« Health & Fitness


by Susan Fenrich

The annoyances associated with flying can be many but there is one that can be quite painful!

Photo credit: o0o0xmods0o0o from morguefile.com

There are those of us for whom the image above poses no concern whatsoever. Many people are required to fly as part of their career and have become accustomed to it. For others an airline flight is a pleasant option compared to several hours or more in the car. However a large percentage of the population has a completely different opinion of air travel, namely, its a real pain.

Whatever ones personal assessment of air travel, there is one facet of the experience that can be extremely unpleasant and that is the tendency for many to be forced to endure pain levels that range from mildly irritating to excruciating. One of the unfortunate realities of air travel is the rapid changes in air pressure associated with take-offs and landings. While some travelers experience little or no discomfort at all, many others struggle with middle ear pressure and pain during these times.

The middle ear and ear drum are two of the most sensitive and fragile parts of the human body. The ear drum is a very thin membrane and the tiny bones of the middle ear are the smallest we have. Rapid air pressure changes can affect both. Combined with allergies and other conditions that affect nasal passages the problem becomes acute. These problems commonly occur when the Eustachian tube fails to effectively regulate air pressure. These pressure changes can cause sensations of popping, clicking, ear fullness, and occasionally moderate to severe pain. Such intense pain is most frequently experienced during sudden air pressure changes during airplane travel, particularly during take-off and landing. Young children may describe the popping sensation as a tickle in my ear, while others scream in pain and cannot be consoled.

Flying is not the only time that these sudden changes in air pressure can happen. People who like to go on roller coasters and other rides have complained of the same problems. Anytime one is in a situation where steep climbs and rapid descents are present one can expect to experience some degree of air pressure variance. This is true for scuba diving, mountain climbing, riding up elevators of a tall building, and driving in the mountains as well. High air pressure needs to be equalized in the Eustachian tubes and if it isn't the higher pressure will press against the ear drum producing pain.

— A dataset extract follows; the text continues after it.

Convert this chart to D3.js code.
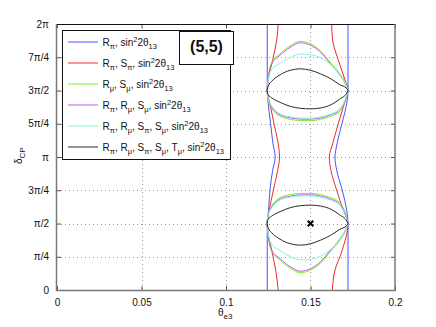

Fortunately there are many ways to help alleviate discomfort during air pressure change. Chewing gum or sucking on hard candy helps the Eustachian tubes remain open as does yawning or swallowing. Drinking a lot of water when flying is a big help in that it not only promotes swallowing, but it also mitigates the arid conditions prevalent on aircraft which thicken nasal mucus making it more likely that the Eustachian tubes may become blocked. Doctors often recommend the use of a decongestant if flying with a cold or respiratory infection of some kind. It is also said that taking an acetaminophen or ibuprofen tablet about a half hour before take-offs or landings help deal with the pain. Of course before taking any over-the-counter medication, you should check with your doctor for any contraindications.

Another good solution is the use of EarPlanes, specially designed ear plugs that help neutralize the effects of air pressure changes. Susan L Fenrich says: I will not fly without my Ear Planes. I generally hate flying because of the excruciating pain I experience, especially during landing. Sometimes my ears take a week or two to get back to normal. Ear Planes have really kept the discomfort to a minimum if any discomfort at all. I have tried Walgreens' brand but they were not near as comfortable as the EarPlanes . For those of you who have the problem with ear pain while flying, I highly recommend Ear Planes. And don't forget to plan ahead. I have yet to see them for sale in the airport stores.

The content contributions of Welsch Hearing Aid Company should not be considered by anyone as a substitute for medical or other hearing health professional diagnosis, treatment, advice, or recommendations.